The Financial Impact on Gulf Energy Operators
The potential for delayed disaster recovery in Gulf Coast communities, stemming from the new FEMA email requirement, presents a nuanced financial risk for energy operators. For companies with substantial assets in the region, such as offshore platforms, onshore production facilities, and refineries, the ability to quickly restore operations post-disaster is paramount to mitigating financial losses. Extended downtime due to a lack of available local workforce, or general community instability, directly impacts revenue streams. Insurance claims might face complications if recovery timelines are protracted beyond typical estimates.

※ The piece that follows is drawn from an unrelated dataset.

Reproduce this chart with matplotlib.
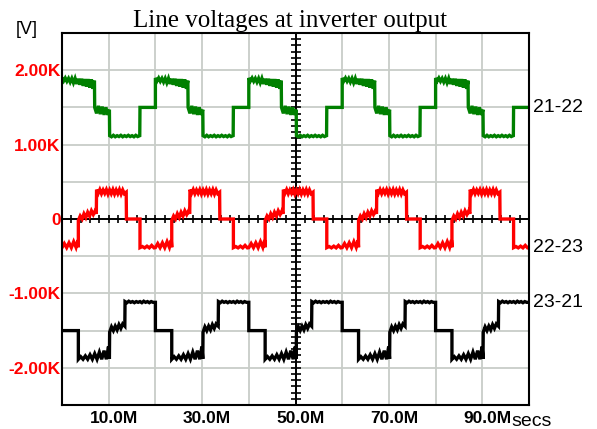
"""Line voltages at the inverter output (three stacked line-to-line traces)."""

import matplotlib
matplotlib.use("Agg")
import matplotlib.pyplot as plt
from matplotlib.transforms import ScaledTranslation
import numpy as np

# One 20 ms period of each trace (t in ms, V)
PERIOD_MS = 20.0
N_PERIODS = 5

GREEN_T = [0.0, 0.35, 0.7, 1.05, 1.4, 1.75, 2.1, 2.45, 2.8, 3.15, 3.5, 3.85,
           4.2, 4.55, 4.9, 5.25, 5.6, 5.95, 6.3, 6.65, 6.95,
           7.0, 7.4, 7.8, 8.2, 8.6, 9.0, 9.4, 9.8, 10.15,
           10.2, 10.6, 11.0, 11.4, 11.8, 12.2, 12.6, 13.0, 13.4, 13.8, 14.2,
           14.6, 15.0, 15.4, 15.8, 16.2, 16.65, 16.7, 20.0]
GREEN_V = [1895, 1855, 1895, 1850, 1890, 1840, 1890, 1830, 1890, 1815, 1885, 1805,
           1885, 1790, 1880, 1780, 1880, 1765, 1875, 1750, 1860,
           1500, 1420, 1520, 1410, 1510, 1400, 1500, 1400, 1470,
           1120, 1105, 1125, 1105, 1120, 1108, 1125, 1105, 1120, 1108, 1125,
           1108, 1120, 1105, 1125, 1108, 1120, 1500, 1500]

RED_T = [0.0, 0.5, 1.0, 1.5, 2.0, 2.5, 3.0, 3.4, 3.5,
         3.5, 3.9, 4.3, 4.7, 5.1, 5.5, 5.9, 6.3, 6.7, 7.1, 7.35,
         7.4, 7.75, 8.1, 8.45, 8.8, 9.15, 9.5, 9.85, 10.2, 10.55, 10.9, 11.25,
         11.6, 11.95, 12.3, 12.65, 13.0, 13.35, 13.75,
         13.8, 16.7,
         16.7, 17.2, 17.7, 18.2, 18.7, 19.2, 19.7, 20.0]
RED_V = [-385, -330, -385, -320, -385, -305, -380, -285, -380,
         -20, 40, 0, 70, 20, 90, 40, 110, 60, 110, 70,
         395, 345, 395, 340, 390, 345, 395, 335, 390, 340, 395, 335,
         390, 340, 395, 335, 390, 340, 360,
         0, 0,
         -385, -370, -388, -365, -388, -355, -388, -385]

BLACK_T = [0.0, 3.5,
           3.5, 4.0, 4.5, 5.0, 5.5, 6.0, 6.5, 7.0, 7.5, 8.0, 8.5, 9.0, 9.5,
           9.95, 10.15,
           10.2, 10.6, 11.0, 11.4, 11.8, 12.2, 12.6, 13.0, 13.45,
           13.5, 13.9, 14.3, 14.7, 15.1, 15.5, 15.9, 16.3, 16.7, 17.1, 17.5,
           17.9, 18.3, 18.7, 19.1, 19.5, 20.0]
BLACK_V = [-1500, -1500,
           -1885, -1850, -1885, -1840, -1885, -1825, -1885, -1810, -1885, -1790,
           -1885, -1770, -1885, -1715, -1880,
           -1520, -1450, -1500, -1440, -1490, -1420, -1470, -1410, -1440,
           -1110, -1125, -1105, -1120, -1110, -1125, -1110, -1120, -1110, -1125,
           -1105, -1120, -1110, -1125, -1110, -1120, -1120]

TRACE_NAMES = ["21-22", "22-23", "23-21"]
TRACE_COLORS = ["#008000", "#ff0000", "#000000"]

Y_TICKS = [2000, 1000, 0, -1000, -2000]
Y_TICK_LABELS = ["2.00K", "1.00K", "0", "-1.00K", "-2.00K"]
X_TICKS = [10, 30, 50, 70, 90]
X_TICK_LABELS = ["10.0M", "30.0M", "50.0M", "70.0M", "90.0M"]

SANS = "Liberation Sans"
SERIF = "Liberation Serif"


def tile_period(t, v):
    """Repeat one period of samples over the whole record."""
    t = np.asarray(t, dtype=float)
    ts = np.concatenate([t + k * PERIOD_MS for k in range(N_PERIODS)])
    vs = np.tile(np.asarray(v, dtype=float), N_PERIODS)
    return ts, vs


def create_chart(output_path="out.png"):
    fig = plt.figure(figsize=(5.97, 4.29), dpi=100)
    ax = fig.add_axes([62 / 597, 24 / 429, 467 / 597, 372 / 429])

    x_max = PERIOD_MS * N_PERIODS
    ax.set_xlim(0, x_max)
    ax.set_ylim(-2500, 2500)

    # light grid every 10 ms / 500 V
    for gx in np.arange(10, x_max, 10):
        ax.axvline(gx, color="#c8cdc8", lw=1.3, zorder=1)
    for gy in np.arange(-2000, 2001, 500):
        ax.axhline(gy, color="#c8cdc8", lw=1.3, zorder=1)

    # crossing centre axes with small ticks
    ax.axhline(0, color="black", lw=1.4, zorder=2)
    ax.axvline(x_max / 2, color="black", lw=1.4, zorder=2)
    xt = np.arange(0, x_max + 0.01, 2.0)
    ax.plot(xt, np.zeros_like(xt), ls="none", marker="|", ms=6, mew=1.2,
            color="black", zorder=2, clip_on=False)
    yt = np.arange(-2500, 2500.1, 500 / 6)
    ax.plot(np.full_like(yt, x_max / 2), yt, ls="none", marker="_", ms=7,
            mew=1.2, color="black", zorder=2)

    traces = [(GREEN_T, GREEN_V), (RED_T, RED_V), (BLACK_T, BLACK_V)]
    for (t, v), name, color in zip(traces, TRACE_NAMES, TRACE_COLORS):
        ts, vs = tile_period(t, v)
        ax.plot(ts, vs, color=color, lw=2.4, zorder=3, solid_joinstyle="miter")
        # name written at the trace's final value, outside the frame
        ax.text(1.008, vs[-1], name, transform=ax.get_yaxis_transform(),
                ha="left", va="center", fontsize=14, family=SANS)

    for s in ax.spines.values():
        s.set_linewidth(1.5)
        s.set_color("black")
        s.set_zorder(4)

    ax.set_yticks(Y_TICKS)
    ax.set_yticklabels(Y_TICK_LABELS, color="red", fontweight="bold",
                       fontsize=12.5, family=SANS)
    ax.set_xticks(X_TICKS)
    ax.set_xticklabels(X_TICK_LABELS, color="black", fontweight="bold",
                       fontsize=12.5, family=SANS)
    ax.tick_params(axis="both", length=0)
    ax.tick_params(axis="y", pad=1)
    ax.tick_params(axis="x", pad=4.5)
    # labels sit a few pixels right of their grid line
    for lbl in ax.get_xticklabels():
        lbl.set_transform(lbl.get_transform()
                          + ScaledTranslation(5 / 100, 0, fig.dpi_scale_trans))

    fig.text(511 / 597, 1 - 421 / 429, "secs", ha="left", va="center",
             fontsize=14, family=SANS)
    fig.text(16 / 597, 1 - 30 / 429, "[V]", ha="left", va="center",
             fontsize=13, family=SANS)
    fig.text(290 / 597, 1 - 27 / 429, "Line voltages at inverter output",
             ha="center", va="baseline", fontsize=18, family=SERIF)

    fig.savefig(output_path, dpi=100)
    return fig


def main():
    create_chart()


if __name__ == "__main__":
    main()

Moreover, the cost of temporary housing, increased security, and specialized labor flown in from outside the region to compensate for local workforce displacement could escalate. This adds a layer of indirect operational expenditure not typically captured in conventional risk models. Firms like those engaged in deepwater exploration or extensive refining operations along the Louisiana and Texas coasts, rely heavily on a stable local infrastructure and readily available personnel. Any policy, like the mandatory email for aid, that disrupts the social fabric and economic recovery of these communities, poses a tangible threat to the financial performance and investment attractiveness of Gulf-focused energy portfolios. Investors should consider how companies are factoring this new administrative hurdle into their disaster preparedness and business continuity planning.